* [Supplied material]:
◇ ◇ ◇ ◇ ◇ ◇ ◇

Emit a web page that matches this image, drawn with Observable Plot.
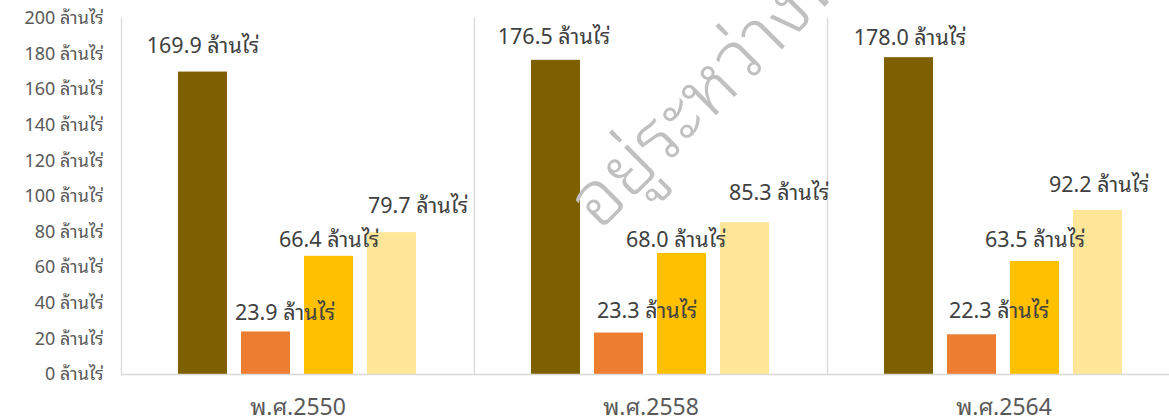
<!DOCTYPE html>
<html>
<head>
<meta charset="utf-8">
<script src="https://cdn.jsdelivr.net/npm/d3@7"></script>
<script src="https://cdn.jsdelivr.net/npm/@observablehq/plot@0.6"></script>
<style>
  html, body { margin: 0; padding: 0; background: #fff; overflow: hidden; }
  #wrap { position: relative; width: 1169px; height: 417px; overflow: hidden; }
  #chart svg { display: block; max-width: none !important; }
  #wm {
    position: absolute; left: 606px; top: 162px;
    font-family: "Noto Sans", "Noto Sans Thai Looped", sans-serif; font-size: 76px; color: #c0c0c0; font-weight: 300;
    transform-origin: 0 100%; transform: rotate(-45deg); white-space: nowrap;
    line-height: 1; pointer-events: none;
  }
</style>
</head>
<body>
<div id="wrap">
  <div id="chart"></div>
  <div id="wm">อยู่ระหว่างพิจารณา</div>
</div>
<script>
const years = ["พ.ศ.2550", "พ.ศ.2558", "พ.ศ.2564"];
const series = ["s1", "s2", "s3", "s4"];
const s1 = [169.9, 176.5, 178.0];
const s2 = [23.9, 23.3, 22.3];
const s3 = [66.4, 68.0, 63.5];
const s4 = [79.7, 85.3, 92.2];
const yTicks = [0, 20, 40, 60, 80, 100, 120, 140, 160, 180, 200];
const unit = "ล้านไร่";

const colors = ["#7F6000", "#ED7D31", "#FFC000", "#FFE699"];
// label nudges [series][year] (style only)
const labelDx = [[0, -2, 1], [19, 28, 27], [0, -6, 0], [26, 34, 1]];
const labelDy = [[-26, -23, -20], [-19, -22, -24], [-16, -13, -21], [-27, -30, -25]];

const rows = [];
[s1, s2, s3, s4].forEach((arr, si) => {
  arr.forEach((v, yi) => rows.push({year: years[yi], series: series[si], value: v, si, yi}));
});

const labelMarks = rows.map(r =>
  Plot.text([r], {
    fx: "year", x: "series", y: "value",
    text: d => `${d.value.toFixed(1)} ${unit}`,
    dy: labelDy[r.si][r.yi], dx: labelDx[r.si][r.yi],
    fontSize: 21.5, fill: "#404040", lineAnchor: "middle", textAnchor: "middle"
  })
);

const chart = Plot.plot({
  width: 1180,
  height: 417,
  marginLeft: 121,
  marginRight: 0,
  marginTop: 18,
  marginBottom: 43,
  style: {fontFamily: "'Noto Sans', 'Noto Sans Thai Looped', sans-serif", background: "transparent"},
  fx: {domain: years, padding: 0, label: null},
  x: {domain: series, paddingInner: 0.22, paddingOuter: 0.868, axis: null},
  y: {domain: [0, 200], ticks: yTicks, label: null},
  color: {domain: series, range: colors},
  marks: [
    Plot.frame({anchor: "left", stroke: "#d9d9d9", strokeWidth: 1.3}),
    Plot.axisY({ticks: yTicks, tickSize: 0, tickPadding: 18, fontSize: 18, fill: "#595959",
      tickFormat: d => `${d} ${unit}`, label: null}),
    Plot.axisFx({anchor: "bottom", tickSize: 0, tickPadding: 24, fontSize: 23, fill: "#595959", label: null}),
    Plot.barY(rows, {fx: "year", x: "series", y: "value", fill: "series"}),
    Plot.ruleY([0], {stroke: "#d9d9d9", strokeWidth: 1.5}),
    ...labelMarks
  ]
});

document.getElementById("chart").append(chart);
</script>
</body>
</html>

◇ ◇ ◇ ◇ ◇ ◇ ◇

* [Goal]: Pictures are excluded; output everything else in the data verbatim.

* [Full solution]:
Emit a web page that matches this image, drawn with Observable Plot.
<!DOCTYPE html>
<html>
<head>
<meta charset="utf-8">
<script src="https://cdn.jsdelivr.net/npm/d3@7"></script>
<script src="https://cdn.jsdelivr.net/npm/@observablehq/plot@0.6"></script>
<style>
  html, body { margin: 0; padding: 0; background: #fff; overflow: hidden; }
  #wrap { position: relative; width: 1169px; height: 417px; overflow: hidden; }
  #chart svg { display: block; max-width: none !important; }
  #wm {
    position: absolute; left: 606px; top: 162px;
    font-family: "Noto Sans", "Noto Sans Thai Looped", sans-serif; font-size: 76px; color: #c0c0c0; font-weight: 300;
    transform-origin: 0 100%; transform: rotate(-45deg); white-space: nowrap;
    line-height: 1; pointer-events: none;
  }
</style>
</head>
<body>
<div id="wrap">
  <div id="chart"></div>
  <div id="wm">อยู่ระหว่างพิจารณา</div>
</div>
<script>
const years = ["พ.ศ.2550", "พ.ศ.2558", "พ.ศ.2564"];
const series = ["s1", "s2", "s3", "s4"];
const s1 = [169.9, 176.5, 178.0];
const s2 = [23.9, 23.3, 22.3];
const s3 = [66.4, 68.0, 63.5];
const s4 = [79.7, 85.3, 92.2];
const yTicks = [0, 20, 40, 60, 80, 100, 120, 140, 160, 180, 200];
const unit = "ล้านไร่";

const colors = ["#7F6000", "#ED7D31", "#FFC000", "#FFE699"];
// label nudges [series][year] (style only)
const labelDx = [[0, -2, 1], [19, 28, 27], [0, -6, 0], [26, 34, 1]];
const labelDy = [[-26, -23, -20], [-19, -22, -24], [-16, -13, -21], [-27, -30, -25]];

const rows = [];
[s1, s2, s3, s4].forEach((arr, si) => {
  arr.forEach((v, yi) => rows.push({year: years[yi], series: series[si], value: v, si, yi}));
});

const labelMarks = rows.map(r =>
  Plot.text([r], {
    fx: "year", x: "series", y: "value",
    text: d => `${d.value.toFixed(1)} ${unit}`,
    dy: labelDy[r.si][r.yi], dx: labelDx[r.si][r.yi],
    fontSize: 21.5, fill: "#404040", lineAnchor: "middle", textAnchor: "middle"
  })
);

const chart = Plot.plot({
  width: 1180,
  height: 417,
  marginLeft: 121,
  marginRight: 0,
  marginTop: 18,
  marginBottom: 43,
  style: {fontFamily: "'Noto Sans', 'Noto Sans Thai Looped', sans-serif", background: "transparent"},
  fx: {domain: years, padding: 0, label: null},
  x: {domain: series, paddingInner: 0.22, paddingOuter: 0.868, axis: null},
  y: {domain: [0, 200], ticks: yTicks, label: null},
  color: {domain: series, range: colors},
  marks: [
    Plot.frame({anchor: "left", stroke: "#d9d9d9", strokeWidth: 1.3}),
    Plot.axisY({ticks: yTicks, tickSize: 0, tickPadding: 18, fontSize: 18, fill: "#595959",
      tickFormat: d => `${d} ${unit}`, label: null}),
    Plot.axisFx({anchor: "bottom", tickSize: 0, tickPadding: 24, fontSize: 23, fill: "#595959", label: null}),
    Plot.barY(rows, {fx: "year", x: "series", y: "value", fill: "series"}),
    Plot.ruleY([0], {stroke: "#d9d9d9", strokeWidth: 1.5}),
    ...labelMarks
  ]
});

document.getElementById("chart").append(chart);
</script>
</body>
</html>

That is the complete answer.